After having counseled children and families for nearly 20 years, I found that there is one thing that all parents have in common: they want to raise a healthy and happy child.
What are some important parenting tips and advice that parents need to be aware of to make sure that they are raising good kids in this day and age?
If you watch a lot of T.V., then you might think it’s the materialistic stuff that matters to your kids. But, the real truth is, what children really want is their parents’ time.
As they get older and look back on life as adults, they will remember the times they spent with you the most.
As a parent, what stops you from spending time with your children? Work, your cell phone, or drama with friends and family? There is probably more. However, this means that you need to prioritize your family, even more.

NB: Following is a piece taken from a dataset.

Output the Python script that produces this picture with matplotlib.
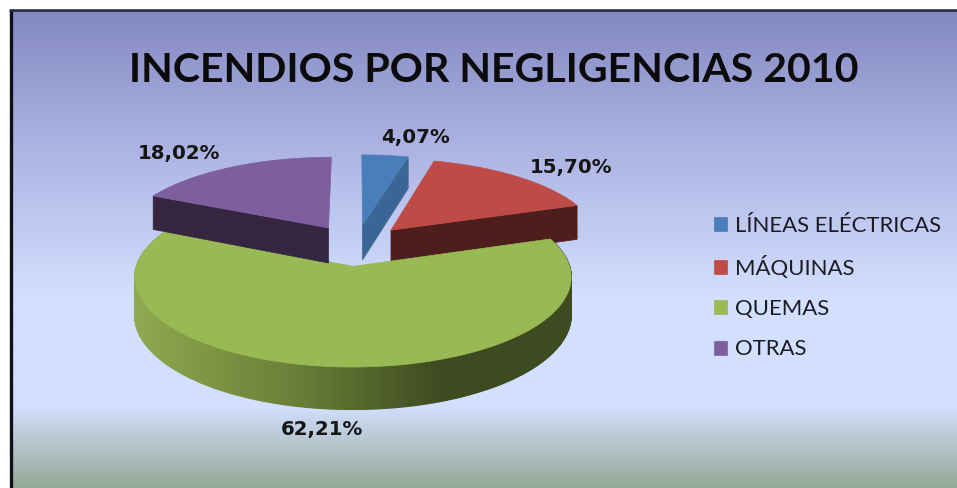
import numpy as np
from matplotlib import pyplot as plt
from matplotlib.colors import LinearSegmentedColormap
from matplotlib.patches import Patch, Polygon

categories = ['LÍNEAS ELÉCTRICAS', 'MÁQUINAS', 'QUEMAS', 'OTRAS']
values = [4.07, 15.70, 62.21, 18.02]
colors = ['#4A7EBB', '#BE4B48', '#98B954', '#7D5F9F']
wall_colors = ['#3A6594', '#4D1E1B', '#3E4A20', '#35253F']
label_pos = [(415, 138), (571, 167), (322, 429), (179, 153)]
title = 'INCENDIOS POR NEGLIGENCIAS 2010'

# pie geometry, in pixels
cx, cy = 356, 245
rx, ry = 210, 83
persp = 0.12
explode = 0.25
depth = 36

plt.rcParams['font.family'] = ['Lato', 'DejaVu Sans']

fig = plt.figure(figsize=(9.57, 4.88), dpi=100, facecolor='white')
ax = fig.add_axes([0, 0, 1, 1])
ax.axis('off')

# background
bg_stops = [(0, '#8488C1'), (0.25, '#A8AEDF'), (0.6, '#D3DFFF'), (0.83, '#D3DFFF'), (1, '#93A995')]
bg = LinearSegmentedColormap.from_list('bg', bg_stops)
ax.imshow(np.linspace(0, 1, 256).reshape(-1, 1), cmap=bg, aspect='auto',
          extent=[11, 957, 488, 10], zorder=0)
ax.plot([10.5, 10.5], [488, 10], color='#101018', lw=2.4, zorder=1, solid_capstyle='butt')
ax.plot([9, 957], [10, 10], color='#24243C', lw=1.8, zorder=1, solid_capstyle='butt')
ax.set_xlim(0, 957)
ax.set_ylim(488, 0)


def project(t, r, mid):
    # t is clockwise from the top, r is the fraction of the radius
    gx = r * np.sin(t) + explode * np.sin(mid)
    gy = r * np.cos(t) + explode * np.cos(mid)
    s = 1 / (1 + persp * gy)
    return cx + rx * gx * s, cy - ry * gy * s, s


def green_side(x):
    stops_x = [133, 300, 440, 571]
    stops = np.array([[0x8F, 0xA9, 0x4F], [0x68, 0x7E, 0x37], [0x3E, 0x4A, 0x20], [0x3E, 0x4A, 0x20]])
    return [np.interp(x, stops_x, stops[:, c]) / 255 for c in range(3)]


edges = np.radians(np.cumsum([0] + values) * 3.6)
mids = (edges[:-1] + edges[1:]) / 2

# back slices first, the big front one last
for i in [3, 0, 1, 2]:
    t0, t1, mid = edges[i], edges[i + 1], mids[i]
    ts = np.linspace(t0, t1, 240)
    ox, oy, os_ = project(ts, 1.0, mid)
    tx, ty, ts_ = project(0.0, 0.0, mid)
    if i == 2:
        for k in range(len(ts) - 1):
            quad = [(ox[k], oy[k]), (ox[k + 1], oy[k + 1]),
                    (ox[k + 1], oy[k + 1] + depth * os_[k + 1]), (ox[k], oy[k] + depth * os_[k])]
            col = green_side((ox[k] + ox[k + 1]) / 2)
            ax.add_patch(Polygon(quad, closed=True, fc=col, ec=col, lw=1.0, zorder=2 + i))
    else:
        # the cut side that faces the viewer
        j = 0 if i == 3 else -1
        wall = [(tx, ty), (ox[j], oy[j]), (ox[j], oy[j] + depth * os_[j]), (tx, ty + depth * ts_)]
        ax.add_patch(Polygon(wall, closed=True, fc=wall_colors[i], ec=wall_colors[i], lw=0.5, zorder=2 + i))
    top = np.column_stack([np.r_[tx, ox], np.r_[ty, oy]])
    ax.add_patch(Polygon(top, closed=True, fc=colors[i], ec=colors[i], lw=0.5, zorder=2.5 + i))

ax.text(494, 71, title, ha='center', va='center', fontsize=29.6, fontweight='bold', color='#0B0B0B', zorder=8)

for v, (x, y) in zip(values, label_pos):
    ax.text(x, y, f'{v:.2f}%'.replace('.', ','), ha='center', va='center', family='DejaVu Sans',
            fontsize=14.2, fontweight='bold', color='#151515', zorder=8)

handles = [Patch(fc=c, ec=c, lw=0.5) for c in colors]
ax.legend(handles, categories, loc='upper left', bbox_to_anchor=(714 / 957, 1 - 215.5 / 488), frameon=False,
          fontsize=15.9, handlelength=0.58, handleheight=0.58, handletextpad=0.36, labelspacing=0.92,
          borderpad=0, borderaxespad=0, labelcolor='#1C1C24').set_zorder(8)

fig.savefig('out.png', dpi=100, facecolor='white')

So, yes, you need to put family time on your calendar.
Start by asking your child how their day was. If they give the standard answer of, “Good”, then get specific. Ask what was good about it, what was bad about it, and what games did they play at recess.
Your parenting skills don’t have to be through the roof in order to have happy children. If you can come up with some questions that you know they can answer, you are off to a good start.
Here are 6 pieces of parenting advice to raise healthy and happy kids
1. Touch your child
As a society, we stray away from touch. But, touch is how we connect as human beings.
Hold your child. Don’t buy into the method of letting them cry it out. This will make your child feel alone and insecure. As they get older, dance and play with your children — they will remember those times the most.
2. Cultivate a culture of gratitude
Identify what you are grateful for. Start with simple things like a roof over your head and a warm bed to sleep in. This will help foster a culture of gratitude in the family.
Your child learns from what you do and say. When you foster an attitude of gratitude, this helps create compassion and hope. Keep a gratefulness chart on the refrigerator with some fun markers. Make it easy for your child to reach. This way they can write or draw it when they feel grateful and everyone can see it.
3. Sing to your child
They love to hear your voice. Don’t worry about how you sound, just sing. You can sing your child’s name or favorite song. Watch how their eyes light up when you sing to them.
When children are young they will naturally hum a song. The next time your child does this, sing along with them. This is a great way to connect with your child.
4. Relish the “mess” together
I will admit, this is a hard one for me. But, you miss moments of joy with your child when you worry too much about the mess. Ten years from now, the mess won’t matter. They grow up so quickly, you really don’t want to miss out.
Stop worrying about what your friends and family will think. What’s important is what your child thinks and that you have an emotional connection with them. When they grow up, they won’t remember the mess — they will remember you.
5. Add positive affirmations to your daily routine
Remember, your child is trying to find their place in the world. This is not always easy. There are many adults that are still trying to find themselves in the world.
Affirm the positive choices your child makes. This is how they learn to navigate in the world they live in. You can do this with words or body language. A simple smile will let them know you approve of their choices.
Be open to your child’s ideas and let them try new things. Children love to think out loud. Make sure to support this. It will help with creativity.
6. Explore the world together
Take time each week to learn something new about your child. Take a cooking class with your child, or a dance class. Don’t worry about how you look. This will help level the playing field.
Your child will see that you have the same struggles that they have. Your child will also be able to relate to you and see that you have struggles and triumphs in life. It will also let your child know, that you don’t have to be perfect.
It’s important to remember, that all good parents make mistakes. Even parents with the best of intentions. What’s important is that you repair and learn from them. This will help teach your child that it is alright to make mistakes.
Try not to get stuck in the past or worry extensively about the future. You can’t go back and you can’t predict the future. What does this mean? Stay in the present and enjoy the time you have with your family.